> _Provided entries_
++++++

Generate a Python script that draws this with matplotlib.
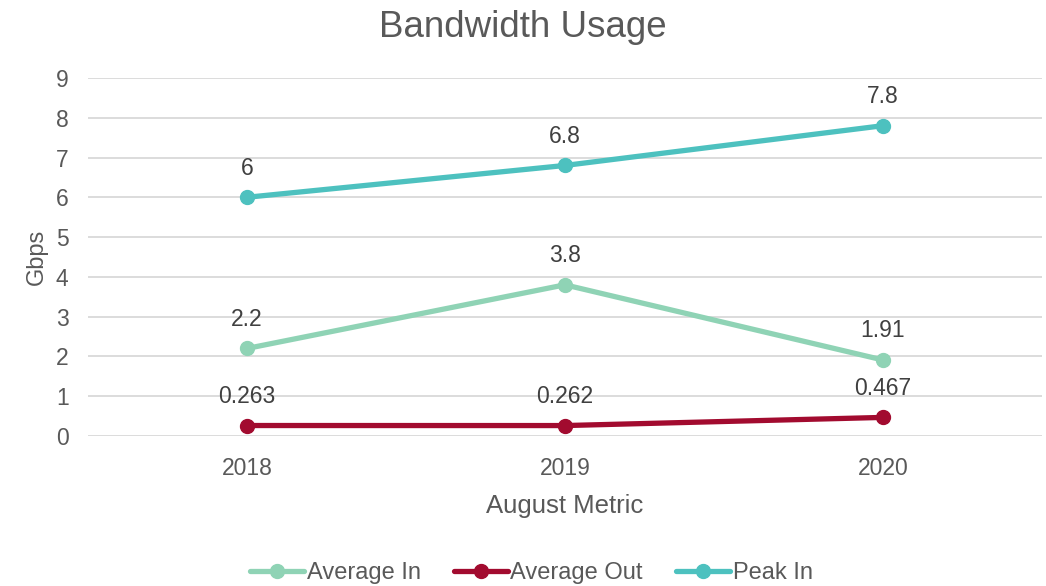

++++++

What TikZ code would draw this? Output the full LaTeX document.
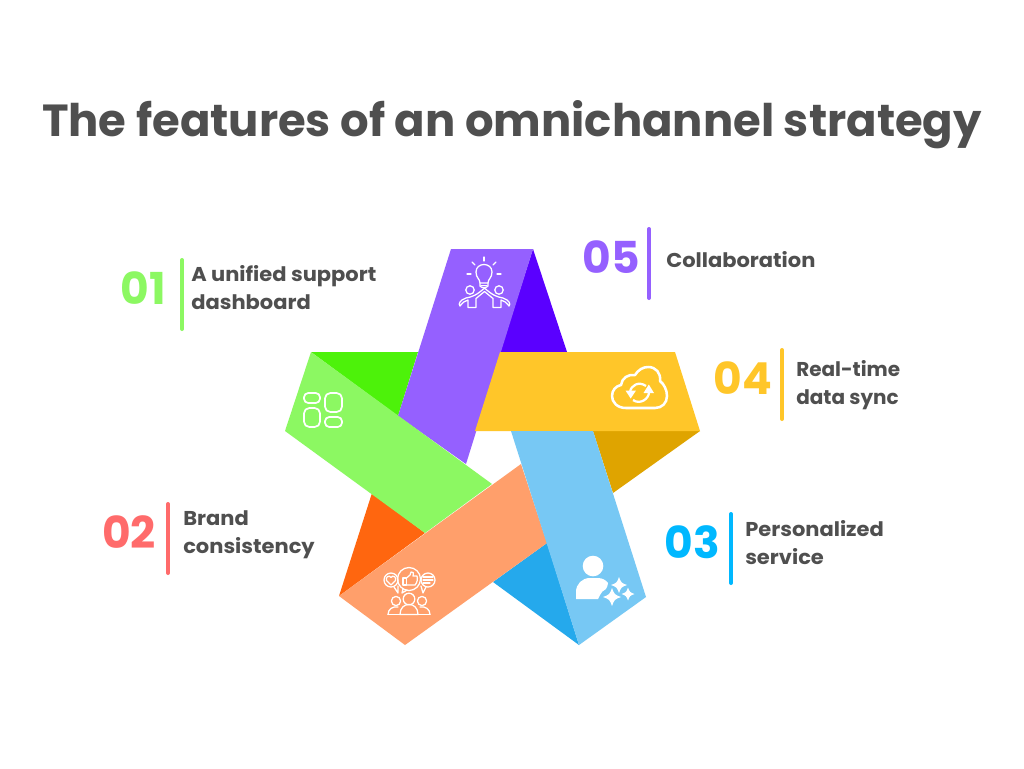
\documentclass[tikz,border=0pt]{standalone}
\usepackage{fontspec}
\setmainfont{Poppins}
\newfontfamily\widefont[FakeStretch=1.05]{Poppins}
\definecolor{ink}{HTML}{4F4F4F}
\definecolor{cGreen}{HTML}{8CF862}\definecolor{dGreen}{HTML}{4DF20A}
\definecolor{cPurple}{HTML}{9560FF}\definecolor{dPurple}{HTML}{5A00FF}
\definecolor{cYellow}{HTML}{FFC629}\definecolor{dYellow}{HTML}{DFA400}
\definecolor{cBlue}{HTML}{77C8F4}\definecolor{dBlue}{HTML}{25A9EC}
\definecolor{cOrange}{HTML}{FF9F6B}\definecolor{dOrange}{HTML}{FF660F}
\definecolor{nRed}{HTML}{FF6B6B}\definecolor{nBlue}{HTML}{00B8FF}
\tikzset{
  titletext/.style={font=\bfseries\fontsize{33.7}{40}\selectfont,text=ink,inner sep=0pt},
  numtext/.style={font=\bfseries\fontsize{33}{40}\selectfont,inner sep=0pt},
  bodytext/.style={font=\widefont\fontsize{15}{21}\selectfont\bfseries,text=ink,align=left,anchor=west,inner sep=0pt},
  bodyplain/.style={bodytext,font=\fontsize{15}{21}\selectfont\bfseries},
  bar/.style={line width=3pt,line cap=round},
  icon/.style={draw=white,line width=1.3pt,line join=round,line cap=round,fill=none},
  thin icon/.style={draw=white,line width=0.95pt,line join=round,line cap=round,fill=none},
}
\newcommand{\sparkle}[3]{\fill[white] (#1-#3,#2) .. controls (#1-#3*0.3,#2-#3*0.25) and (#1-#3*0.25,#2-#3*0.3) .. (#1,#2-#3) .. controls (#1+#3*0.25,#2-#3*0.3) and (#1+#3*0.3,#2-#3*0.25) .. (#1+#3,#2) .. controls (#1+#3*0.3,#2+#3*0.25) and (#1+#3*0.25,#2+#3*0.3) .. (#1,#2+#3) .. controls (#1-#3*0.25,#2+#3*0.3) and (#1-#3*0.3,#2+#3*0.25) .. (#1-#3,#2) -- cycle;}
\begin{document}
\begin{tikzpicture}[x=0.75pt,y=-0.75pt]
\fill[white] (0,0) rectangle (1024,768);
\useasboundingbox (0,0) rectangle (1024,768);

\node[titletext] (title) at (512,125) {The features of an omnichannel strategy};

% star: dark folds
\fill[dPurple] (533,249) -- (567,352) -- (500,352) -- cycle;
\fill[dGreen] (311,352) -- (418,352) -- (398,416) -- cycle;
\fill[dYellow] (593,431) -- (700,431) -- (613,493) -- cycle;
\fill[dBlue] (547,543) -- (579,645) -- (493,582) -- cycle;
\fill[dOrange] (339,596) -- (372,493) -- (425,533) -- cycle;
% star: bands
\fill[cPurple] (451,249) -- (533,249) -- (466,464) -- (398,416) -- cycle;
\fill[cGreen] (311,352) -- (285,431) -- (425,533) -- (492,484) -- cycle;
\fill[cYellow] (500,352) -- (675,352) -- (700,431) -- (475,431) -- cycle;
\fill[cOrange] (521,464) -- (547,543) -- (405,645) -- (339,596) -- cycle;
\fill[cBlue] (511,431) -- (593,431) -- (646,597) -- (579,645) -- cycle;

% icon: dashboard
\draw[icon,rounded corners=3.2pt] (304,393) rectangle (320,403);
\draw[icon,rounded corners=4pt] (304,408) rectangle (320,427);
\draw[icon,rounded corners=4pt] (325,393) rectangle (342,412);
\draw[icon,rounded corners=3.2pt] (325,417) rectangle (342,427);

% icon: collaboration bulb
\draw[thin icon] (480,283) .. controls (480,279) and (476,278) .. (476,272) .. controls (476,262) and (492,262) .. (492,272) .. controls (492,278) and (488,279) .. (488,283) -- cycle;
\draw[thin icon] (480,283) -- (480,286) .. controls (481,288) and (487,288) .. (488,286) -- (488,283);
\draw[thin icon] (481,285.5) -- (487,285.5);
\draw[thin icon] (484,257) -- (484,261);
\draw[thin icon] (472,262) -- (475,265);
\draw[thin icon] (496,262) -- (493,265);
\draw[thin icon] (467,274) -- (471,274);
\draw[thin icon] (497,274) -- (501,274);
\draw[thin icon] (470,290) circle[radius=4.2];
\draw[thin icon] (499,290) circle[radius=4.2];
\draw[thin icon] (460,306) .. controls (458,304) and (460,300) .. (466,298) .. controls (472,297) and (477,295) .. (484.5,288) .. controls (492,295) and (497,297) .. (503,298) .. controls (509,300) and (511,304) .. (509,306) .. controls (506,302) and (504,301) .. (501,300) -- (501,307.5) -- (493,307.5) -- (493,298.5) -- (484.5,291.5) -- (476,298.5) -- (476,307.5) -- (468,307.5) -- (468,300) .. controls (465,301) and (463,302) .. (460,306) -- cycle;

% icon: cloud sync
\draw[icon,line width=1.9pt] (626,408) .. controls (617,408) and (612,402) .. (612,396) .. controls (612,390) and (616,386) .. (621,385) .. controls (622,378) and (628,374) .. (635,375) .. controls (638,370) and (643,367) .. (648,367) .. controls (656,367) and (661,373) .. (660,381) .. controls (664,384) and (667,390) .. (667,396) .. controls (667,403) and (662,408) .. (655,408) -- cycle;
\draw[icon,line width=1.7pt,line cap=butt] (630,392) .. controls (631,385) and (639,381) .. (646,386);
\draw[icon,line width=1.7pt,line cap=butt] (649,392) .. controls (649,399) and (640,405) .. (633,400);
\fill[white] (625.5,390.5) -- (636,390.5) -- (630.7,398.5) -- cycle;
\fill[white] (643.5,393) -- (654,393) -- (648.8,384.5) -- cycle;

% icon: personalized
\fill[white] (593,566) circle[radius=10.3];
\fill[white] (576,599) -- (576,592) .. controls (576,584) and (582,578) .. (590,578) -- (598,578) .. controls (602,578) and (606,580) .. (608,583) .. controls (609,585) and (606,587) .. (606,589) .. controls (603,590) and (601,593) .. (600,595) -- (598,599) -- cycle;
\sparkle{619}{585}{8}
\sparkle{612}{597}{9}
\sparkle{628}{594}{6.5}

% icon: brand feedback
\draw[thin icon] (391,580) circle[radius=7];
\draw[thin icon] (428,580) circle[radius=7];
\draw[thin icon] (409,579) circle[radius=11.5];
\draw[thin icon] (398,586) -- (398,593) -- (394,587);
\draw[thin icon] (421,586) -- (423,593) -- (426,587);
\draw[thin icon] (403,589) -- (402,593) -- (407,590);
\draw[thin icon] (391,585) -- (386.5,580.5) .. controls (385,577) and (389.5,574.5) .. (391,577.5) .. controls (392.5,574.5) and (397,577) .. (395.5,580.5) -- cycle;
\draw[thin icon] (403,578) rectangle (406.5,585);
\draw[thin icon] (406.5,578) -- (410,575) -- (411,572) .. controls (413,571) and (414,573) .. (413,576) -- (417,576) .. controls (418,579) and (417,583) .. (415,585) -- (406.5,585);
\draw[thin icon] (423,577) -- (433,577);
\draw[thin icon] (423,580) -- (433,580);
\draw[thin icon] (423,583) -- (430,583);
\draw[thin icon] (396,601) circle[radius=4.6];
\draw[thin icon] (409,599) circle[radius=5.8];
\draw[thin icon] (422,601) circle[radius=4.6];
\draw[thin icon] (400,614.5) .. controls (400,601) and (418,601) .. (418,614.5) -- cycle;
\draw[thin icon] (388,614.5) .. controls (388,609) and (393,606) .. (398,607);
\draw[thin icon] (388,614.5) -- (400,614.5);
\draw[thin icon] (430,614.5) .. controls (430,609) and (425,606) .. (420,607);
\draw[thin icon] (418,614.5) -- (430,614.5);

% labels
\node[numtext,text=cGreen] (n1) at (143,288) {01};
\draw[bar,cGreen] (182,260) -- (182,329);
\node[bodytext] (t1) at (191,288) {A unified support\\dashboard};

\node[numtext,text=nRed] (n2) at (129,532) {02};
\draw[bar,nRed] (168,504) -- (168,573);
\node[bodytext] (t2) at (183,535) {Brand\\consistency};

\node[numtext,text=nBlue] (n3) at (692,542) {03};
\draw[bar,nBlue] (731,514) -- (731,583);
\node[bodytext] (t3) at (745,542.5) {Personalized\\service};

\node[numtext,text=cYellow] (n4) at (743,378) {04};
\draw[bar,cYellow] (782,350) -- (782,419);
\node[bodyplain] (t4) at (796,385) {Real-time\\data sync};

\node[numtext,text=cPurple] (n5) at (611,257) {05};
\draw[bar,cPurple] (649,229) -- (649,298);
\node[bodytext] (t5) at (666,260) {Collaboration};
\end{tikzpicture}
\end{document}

++++++

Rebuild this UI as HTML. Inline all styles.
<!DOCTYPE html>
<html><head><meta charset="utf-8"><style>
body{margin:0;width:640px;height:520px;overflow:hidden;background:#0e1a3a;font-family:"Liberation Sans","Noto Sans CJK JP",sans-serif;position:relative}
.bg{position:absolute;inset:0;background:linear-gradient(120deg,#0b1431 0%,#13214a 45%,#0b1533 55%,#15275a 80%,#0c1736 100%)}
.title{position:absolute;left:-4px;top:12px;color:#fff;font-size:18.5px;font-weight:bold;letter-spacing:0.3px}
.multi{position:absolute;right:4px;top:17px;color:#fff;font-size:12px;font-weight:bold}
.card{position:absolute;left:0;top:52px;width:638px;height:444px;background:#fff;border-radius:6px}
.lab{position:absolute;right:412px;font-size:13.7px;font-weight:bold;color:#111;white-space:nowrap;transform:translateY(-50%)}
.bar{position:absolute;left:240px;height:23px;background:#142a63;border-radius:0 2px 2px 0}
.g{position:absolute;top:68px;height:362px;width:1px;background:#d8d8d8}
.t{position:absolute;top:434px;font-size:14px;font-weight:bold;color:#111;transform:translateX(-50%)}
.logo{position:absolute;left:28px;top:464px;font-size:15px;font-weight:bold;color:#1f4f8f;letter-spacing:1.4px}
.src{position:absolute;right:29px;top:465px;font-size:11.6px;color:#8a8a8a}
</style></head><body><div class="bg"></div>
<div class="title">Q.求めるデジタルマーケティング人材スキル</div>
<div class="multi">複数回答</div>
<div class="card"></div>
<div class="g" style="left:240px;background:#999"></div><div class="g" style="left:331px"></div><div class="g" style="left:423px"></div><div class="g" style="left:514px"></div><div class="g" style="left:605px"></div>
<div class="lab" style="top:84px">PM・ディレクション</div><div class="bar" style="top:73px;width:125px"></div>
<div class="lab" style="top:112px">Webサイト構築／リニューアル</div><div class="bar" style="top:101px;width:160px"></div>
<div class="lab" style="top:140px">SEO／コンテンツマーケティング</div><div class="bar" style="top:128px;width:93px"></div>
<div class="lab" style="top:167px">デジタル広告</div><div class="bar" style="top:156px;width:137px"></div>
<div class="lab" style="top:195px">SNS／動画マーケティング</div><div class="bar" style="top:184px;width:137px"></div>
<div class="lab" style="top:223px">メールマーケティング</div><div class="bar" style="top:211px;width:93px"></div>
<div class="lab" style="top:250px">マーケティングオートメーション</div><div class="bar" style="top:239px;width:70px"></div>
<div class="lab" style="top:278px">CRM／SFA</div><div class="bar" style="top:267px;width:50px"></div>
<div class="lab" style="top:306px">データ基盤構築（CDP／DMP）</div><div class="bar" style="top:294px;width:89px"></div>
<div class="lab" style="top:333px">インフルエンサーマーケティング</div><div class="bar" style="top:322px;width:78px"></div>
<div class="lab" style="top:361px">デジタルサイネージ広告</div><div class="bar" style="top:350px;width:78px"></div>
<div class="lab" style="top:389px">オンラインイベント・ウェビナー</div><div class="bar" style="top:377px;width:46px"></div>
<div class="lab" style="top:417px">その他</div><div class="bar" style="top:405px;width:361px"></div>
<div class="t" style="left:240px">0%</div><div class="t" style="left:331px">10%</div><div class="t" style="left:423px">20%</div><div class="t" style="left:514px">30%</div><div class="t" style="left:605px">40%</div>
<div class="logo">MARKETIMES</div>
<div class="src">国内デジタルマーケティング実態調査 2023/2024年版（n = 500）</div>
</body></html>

++++++

> _Work instructions_
Lines holding the word "this" should be counted across the entries; state only how many there are.

> _Expected output_
3